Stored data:
## Start

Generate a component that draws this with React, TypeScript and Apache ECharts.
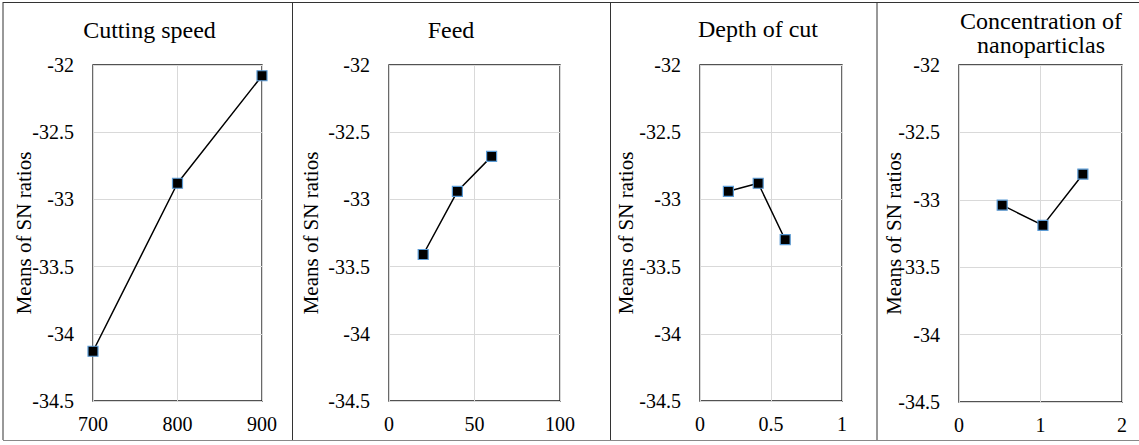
import React, { useEffect, useRef } from "react";
import * as echarts from "echarts";

const panelTitles = ["Cutting speed", "Feed", "Depth of cut", "Concentration of\nnanoparticlas"];
const yAxisName = "Means of SN ratios";

const cuttingSpeed = [700, 800, 900];
const cuttingSN = [-34.13, -32.88, -32.08];

const feed = [20, 40, 60];
const feedSN = [-33.41, -32.94, -32.68];

const depthOfCut = [0.2, 0.41, 0.6];
const depthSN = [-32.94, -32.88, -33.3];

const concentration = [0.53, 1.03, 1.52];
const concentrationSN = [-33.04, -33.19, -32.81];

const xRanges = [
  { min: 700, max: 900, interval: 100 },
  { min: 0, max: 100, interval: 50 },
  { min: 0, max: 1, interval: 0.5 },
  { min: 0, max: 2, interval: 1 },
];
const yMin = -34.5;
const yMax = -32;
const yInterval = 0.5;

const FONT = "Liberation Serif";

export default function App() {
  const ref = useRef<HTMLDivElement>(null);
  useEffect(() => {
    document.body.style.margin = "0";
    if (!ref.current) return;
    const chart = echarts.init(ref.current, null, { renderer: "svg" });

    const xs = [cuttingSpeed, feed, depthOfCut, concentration];
    const ys = [cuttingSN, feedSN, depthSN, concentrationSN];

    const grids = [
      { left: 93, top: 65, width: 169, height: 336 },
      { left: 389, top: 65, width: 171, height: 336 },
      { left: 700, top: 65, width: 142, height: 336 },
      { left: 959, top: 65, width: 163, height: 337 },
    ];
    const nameGaps = [59, 68, 64, 55];
    const titlePos = [
      [149.5, 30],
      [451, 30],
      [758, 29],
      [1041, 33],
    ];

    const option: any = {
      animation: false,
      backgroundColor: "#ffffff",
      textStyle: { fontFamily: FONT },
      grid: grids.map((g) => ({
        ...g,
        show: true,
        borderColor: "#1a1a1a",
        borderWidth: 1.3,
        backgroundColor: "transparent",
        containLabel: false,
      })),
      xAxis: xRanges.map((r, i) => ({
        type: "value",
        gridIndex: i,
        min: r.min,
        max: r.max,
        interval: r.interval,
        axisLine: { show: false },
        axisTick: { show: false },
        splitLine: { show: true, lineStyle: { color: "#d9d9d9", width: 1 } },
        axisLabel: {
          color: "#000",
          fontFamily: FONT,
          fontSize: 20,
          margin: 13,
        },
      })),
      yAxis: xRanges.map((_, i) => ({
        type: "value",
        gridIndex: i,
        min: yMin,
        max: yMax,
        interval: yInterval,
        name: yAxisName,
        nameLocation: "middle",
        nameRotate: 90,
        nameGap: nameGaps[i],
        nameMoveOverlap: false,
        nameTextStyle: { color: "#000", fontFamily: FONT, fontSize: 21 },
        axisLine: { show: false },
        axisTick: { show: false },
        splitLine: { show: true, lineStyle: { color: "#d9d9d9", width: 1 } },
        axisLabel: {
          color: "#000",
          fontFamily: FONT,
          fontSize: 20,
          margin: 19,
        },
      })),
      series: xs.map((xv, i) => ({
        type: "line",
        xAxisIndex: i,
        yAxisIndex: i,
        data: xv.map((x, j) => [x, ys[i][j]]),
        symbol: "rect",
        symbolSize: 10,
        lineStyle: { color: "#000", width: 1.5 },
        itemStyle: { color: "#000", borderColor: "#5b9bd5", borderWidth: 1.2 },
        z: 5,
      })),
      graphic: [
        { type: "line", shape: { x1: 3, y1: 2.5, x2: 1139, y2: 2.5 }, style: { stroke: "#333", lineWidth: 1 } },
        { type: "line", shape: { x1: 3, y1: 2, x2: 3, y2: 440 }, style: { stroke: "#333", lineWidth: 1 } },
        { type: "line", shape: { x1: 3, y1: 440.5, x2: 1139, y2: 440.5 }, style: { stroke: "#888", lineWidth: 1 } },
        { type: "line", shape: { x1: 292.5, y1: 2, x2: 292.5, y2: 440 }, style: { stroke: "#333", lineWidth: 1 } },
        { type: "line", shape: { x1: 610.5, y1: 2, x2: 610.5, y2: 440 }, style: { stroke: "#333", lineWidth: 1 } },
        { type: "line", shape: { x1: 877, y1: 2, x2: 877, y2: 440 }, style: { stroke: "#333", lineWidth: 1 } },
        ...panelTitles.map((t, i) => ({
          type: "text",
          x: titlePos[i][0],
          y: titlePos[i][1],
          style: {
            text: t,
            align: "center",
            verticalAlign: "middle",
            fontFamily: FONT,
            fontSize: 24,
            lineHeight: 24,
            fill: "#000",
          },
        })),
      ],
    };
    chart.setOption(option);
    return () => chart.dispose();
  }, []);
  return <div ref={ref} style={{ width: 1139, height: 445 }} />;
}
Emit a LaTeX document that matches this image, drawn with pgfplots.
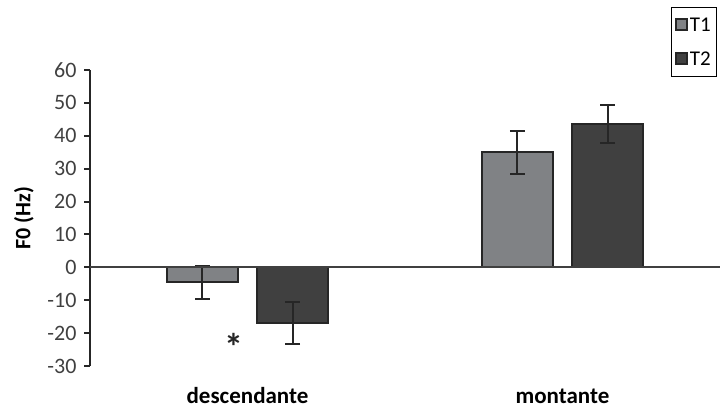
\documentclass[border=0pt]{standalone}
\usepackage{fontspec}
\setmainfont{Carlito}
\usepackage{pgfplots}
\pgfplotsset{compat=1.18}
\definecolor{tone}{HTML}{808285}
\definecolor{ttwo}{HTML}{404040}
\definecolor{edge}{HTML}{262626}
\definecolor{txt}{HTML}{404040}
\begin{document}
\begin{tikzpicture}[x=1pt,y=1pt]
\useasboundingbox (0,0) rectangle (725,410);
\begin{axis}[
 at={(90pt,44pt)}, anchor=south west,
 scale only axis, width=630pt, height=296pt,
 xmin=-0.5, xmax=1.5, ymin=-30, ymax=60,
 axis y line*=left, axis x line*=bottom,
 x axis line style={draw=none},
 y axis line style={line width=2pt, color=edge},
 xtick={0,1}, xticklabels={descendante,montante},
 xtick style={draw=none},
 xticklabel style={font=\fontsize{23}{26}\selectfont\bfseries, text=black, anchor=center, yshift=-24pt},
 ytick={-30,-20,-10,0,10,20,30,40,50,60},
 yticklabels={-30,-20,-10,0,10,20,30,40,50,60},
 tick align=outside, major tick length=6pt,
 ytick style={line width=2pt, color=edge},
 yticklabel style={font=\fontsize{22}{26}\selectfont, text=txt, xshift=-4pt},
 ylabel={F0 (Hz)},
 ylabel style={at={(axis description cs:-0.105,0.5)}, anchor=center, font=\fontsize{22}{26}\selectfont\bfseries, text=black},
 extra y ticks={0}, extra y tick labels={},
 extra y tick style={grid=major, major grid style={line width=1.8pt, color=ttwo}, tick style={draw=none}},
 axis on top,
 legend image code/.code={\draw[#1, line width=1.5pt] (0pt,-5pt) rectangle (11pt,6pt);},
 legend style={at={(0.922,1.2128)}, anchor=north west, draw=black, line width=1.2pt,
   font=\fontsize{21}{24}\selectfont, row sep=15pt, inner ysep=8pt, inner xsep=4pt},
 legend cell align=left,
 error bars/error bar style={line width=2pt, color=edge},
 error bars/error mark options={rotate=90, mark size=7.5pt, line width=2pt, color=edge},
]
\addplot[ybar, bar width=71pt, bar shift=0pt, fill=tone, draw=edge, line width=2pt,
  error bars/.cd, y dir=both, y explicit]
  coordinates {(-0.1429,-4.6) +- (0,5.0) (0.8571,35.0) +- (0,6.5)};
\addlegendentry{T1}
\addplot[ybar, bar width=71pt, bar shift=0pt, fill=ttwo, draw=edge, line width=2pt,
  error bars/.cd, y dir=both, y explicit]
  coordinates {(0.1429,-17.0) +- (0,6.4) (1.1429,43.5) +- (0,5.8)};
\addlegendentry{T2}
\node[font=\fontsize{38}{40}\selectfont\bfseries, text=edge, anchor=center] at (axis cs:-0.043,-24.2) {*};
\end{axis}
\end{tikzpicture}
\end{document}
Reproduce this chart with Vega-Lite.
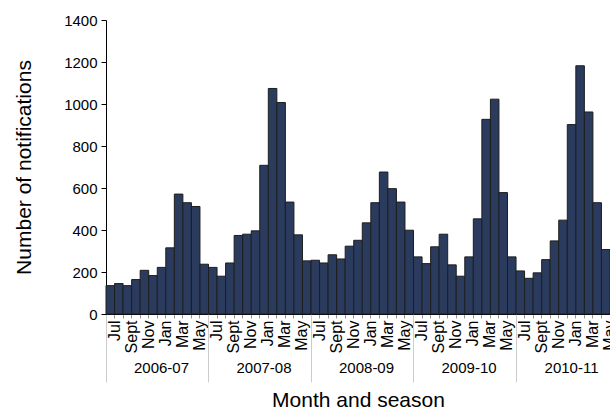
{
  "$schema": "https://vega.github.io/schema/vega-lite/v6.json",
  "width": 504,
  "height": 294,
  "autosize": {"type": "none"},
  "padding": {"left": 106, "top": 20, "right": 0, "bottom": 96},
  "config": {
    "view": {"stroke": null},
    "font": "Liberation Sans",
    "axis": {"labelFont": "Liberation Sans", "titleFont": "Liberation Sans", "labelColor": "#000", "titleColor": "#000", "titleFontWeight": "normal", "grid": false}
  },
  "data": {
    "values": [
      {"k": "2006-07|Jul", "n": 135}, {"k": "2006-07|Aug", "n": 145}, {"k": "2006-07|Sept", "n": 135}, {"k": "2006-07|Oct", "n": 164},
      {"k": "2006-07|Nov", "n": 208}, {"k": "2006-07|Dec", "n": 183}, {"k": "2006-07|Jan", "n": 222}, {"k": "2006-07|Feb", "n": 315},
      {"k": "2006-07|Mar", "n": 571}, {"k": "2006-07|Apr", "n": 530}, {"k": "2006-07|May", "n": 512}, {"k": "2006-07|Jun", "n": 237},
      {"k": "2007-08|Jul", "n": 222}, {"k": "2007-08|Aug", "n": 180}, {"k": "2007-08|Sept", "n": 243}, {"k": "2007-08|Oct", "n": 374},
      {"k": "2007-08|Nov", "n": 380}, {"k": "2007-08|Dec", "n": 396}, {"k": "2007-08|Jan", "n": 708}, {"k": "2007-08|Feb", "n": 1074},
      {"k": "2007-08|Mar", "n": 1007}, {"k": "2007-08|Apr", "n": 533}, {"k": "2007-08|May", "n": 377}, {"k": "2007-08|Jun", "n": 253},
      {"k": "2008-09|Jul", "n": 256}, {"k": "2008-09|Aug", "n": 243}, {"k": "2008-09|Sept", "n": 282}, {"k": "2008-09|Oct", "n": 262},
      {"k": "2008-09|Nov", "n": 323}, {"k": "2008-09|Dec", "n": 351}, {"k": "2008-09|Jan", "n": 434}, {"k": "2008-09|Feb", "n": 530},
      {"k": "2008-09|Mar", "n": 676}, {"k": "2008-09|Apr", "n": 597}, {"k": "2008-09|May", "n": 533}, {"k": "2008-09|Jun", "n": 399},
      {"k": "2009-10|Jul", "n": 272}, {"k": "2009-10|Aug", "n": 240}, {"k": "2009-10|Sept", "n": 320}, {"k": "2009-10|Oct", "n": 380},
      {"k": "2009-10|Nov", "n": 234}, {"k": "2009-10|Dec", "n": 180}, {"k": "2009-10|Jan", "n": 272}, {"k": "2009-10|Feb", "n": 453},
      {"k": "2009-10|Mar", "n": 927}, {"k": "2009-10|Apr", "n": 1023}, {"k": "2009-10|May", "n": 578}, {"k": "2009-10|Jun", "n": 272},
      {"k": "2010-11|Jul", "n": 205}, {"k": "2010-11|Aug", "n": 170}, {"k": "2010-11|Sept", "n": 196}, {"k": "2010-11|Oct", "n": 259},
      {"k": "2010-11|Nov", "n": 348}, {"k": "2010-11|Dec", "n": 447}, {"k": "2010-11|Jan", "n": 902}, {"k": "2010-11|Feb", "n": 1182},
      {"k": "2010-11|Mar", "n": 962}, {"k": "2010-11|Apr", "n": 530}, {"k": "2010-11|May", "n": 307}
    ]
  },
  "layer": [
    {
      "mark": {"type": "bar", "fill": "#2b3b5e", "stroke": "#1e1e1e", "strokeWidth": 1},
      "encoding": {
        "x": {
          "field": "k", "type": "nominal", "sort": null,
          "scale": {"type": "band", "paddingInner": 0, "paddingOuter": 0},
          "axis": {
            "orient": "bottom", "title": null, "labelAngle": -90, "labelFontSize": 16,
            "labelPadding": 2, "tickSize": 4, "tickColor": "#999999", "bandPosition": 0, "labelOffset": 4.27,
            "domainColor": "#000", "labelOverlap": false, "labelBound": false, "labelFlush": false,
            "labelExpr": "indexof(['Jul','Sept','Nov','Jan','Mar','May'], split(datum.value,'|')[1]) >= 0 ? split(datum.value,'|')[1] : ''"
          }
        },
        "y": {
          "field": "n", "type": "quantitative",
          "scale": {"domain": [0, 1400], "nice": false},
          "axis": {
            "title": "Number of notifications", "values": [0, 200, 400, 600, 800, 1000, 1200, 1400], "format": "d",
            "labelFontSize": 15, "labelPadding": 4, "titleFontSize": 21, "tickSize": 5, "tickColor": "#000", "domainColor": "#000",
            "titlePadding": 29
          }
        }
      }
    },
    {
      "mark": {"type": "rule", "opacity": 0},
      "encoding": {
        "x": {
          "field": "k", "type": "nominal", "sort": null,
          "axis": {
            "orient": "bottom", "title": "Month and season", "titleFontSize": 21, "titlePadding": 7,
            "values": ["2006-07|Jul", "2007-08|Jul", "2008-09|Jul", "2009-10|Jul", "2010-11|Jul"],
            "bandPosition": 0, "labelOffset": 51.25, "labelAngle": 0, "labelAlign": "center", "labelBaseline": "top",
            "labelFontSize": 15, "labelPadding": -22, "tickSize": 68, "tickColor": "#cccccc", "domain": false,
            "labelExpr": "split(datum.value,'|')[0]"
          }
        }
      }
    }
  ],
  "resolve": {"axis": {"x": "independent"}}
}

## End

_What you have to do_: In the listing above, find the lines holding the word "this" and copy them.

_Exercise solution_:
Generate a component that draws this with React, TypeScript and Apache ECharts.
Emit a LaTeX document that matches this image, drawn with pgfplots.
Reproduce this chart with Vega-Lite.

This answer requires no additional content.